对外开放是当代世界经济发展的潮流。马克思主义的世界历史理论认为,各民族、各国家的生产力水平和科技水平的提高,会打破原本各自封闭的状态,而进入一个全新的相互依存、普遍交往的状态,使国家和民族历史转变为世界历史。从我国的实践看,在工业化水平低、生产力落后的情况下,积极引进国外先进技术和借鉴国外管理经验,是我国尽快提高社会生产力和人民生活水平的重要途径。在20世纪80年代初,我本人就是提出扩大开放建议者之一。但是,中国的对外开放是以平等互利为前提的,始终要坚持独立自主原则,始终要坚持国家的整体利益和人民的长远利益,而不能建立不平等、不对等的基础之上。今年3月全国人大通过的《外资法》第四十条明确规定:“任何国家或者地区在投资方面对中华人民共和国采取歧视性的禁止、限制或者其他类似措施的,中华人民共和国可以根据实际情况对该国家或者该地区采取相应的措施。”[6]
当前尽管我国除广播、出版等极少数行业没有对外资大规模开放外,绝大多数行业已开放。但是,我国与西方发达资本主义国家之间的意识形态分歧仍然存在,在抢夺技术制高点上的矛盾尖锐对立,西方国家特别是美国对我国提出了极不平等的条件和要求。如美国要求我国按照新自由主义方案对其全面放开金融等重要产业领域,但却阻止其国内对中国对等开放。因此,如果盲目扩大开放领域或没有限制地开放,则可能给我国带来经济安全和制度安全的问题。在当前世界经济进人新一轮的大重组时代,我国有必要统筹发展和安全,增强忧患意识,坚持人民利益、对等开放和经济安全的开放原则。
六、坚持用发展变化眼光看待社会主义发展的阶段性
党的十九大报告指出,“中国特色社会主义进人新时代,我国社会主要矛盾已经转化为人民日益增长的美好生活需要和不平衡不充分的发展之间的矛盾。
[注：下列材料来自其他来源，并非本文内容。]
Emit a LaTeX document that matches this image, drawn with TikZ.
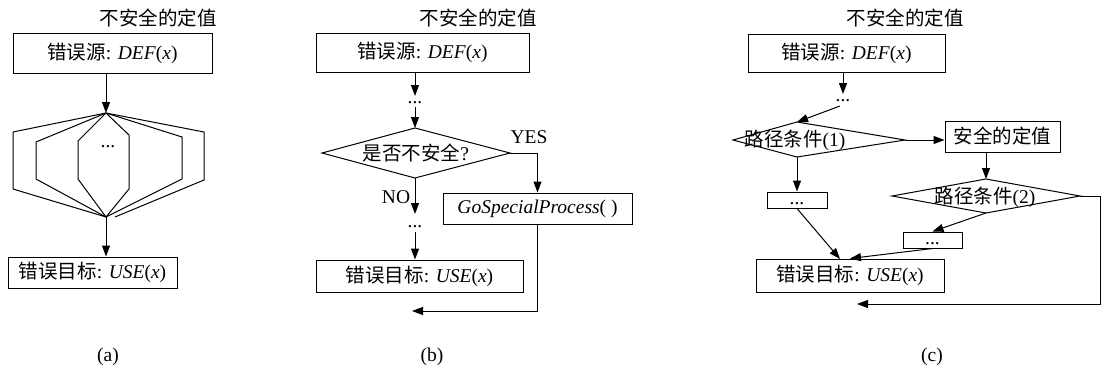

”[5]这一论述,改变了过去长期以来的提法,切合了中国的实际,是对社会主义初级阶段内部矛盾变化的科学阐释。
我国社会主要矛盾的变化表明,社会主义初级阶段中的经济发展不仅是量的积累和变化,而且也会产生部分的质变。同样,在社会主义经济发展中,也会产生这样的质变。可以相信,中国特色社会主义经济制度的部分质变,也可能形成社会主义的初级、中级和高级阶段。
从长远来看,社会主义必然会有一个从初级阶段向中高级阶段的转变过程。社会主义初级阶段是打基础的阶段,也是向社会主义中级阶段和高级阶段的过渡阶段。在这一过程中,中国特色社会主义经济制度也会产生相应的质变。这种质变,只能是公有制经济越来越发展壮大、按劳分配越来越成为分配主体的历史过程,只能是社会主义国家力量越来越强大的过程。坚持公有制经济为主体和做优做强做大国有企业,理论依据就在于此。我们反对新自由主义的“私有化”“非调控化”等主张,缘由也在于此。
参考文献
[1]马克思恩格斯文集:第9卷[M].北京:人民出版社,2009:153.
[2]中共中央关于全面深化改革若干重大问题的决定[N].人民日报,2013-11-16(01).
[3]保罗·萨繆尔森.经济学(下卷)[M].北京:商务印书馆,1979:231.
[4]邓小平文选:第3卷[M].北京:人民出版社,1993:149.
[5]习近平.决胜全面建成小康社会夺取新时代中国特色社会主义伟大胜利[N].人民日报,2017-10-28(01).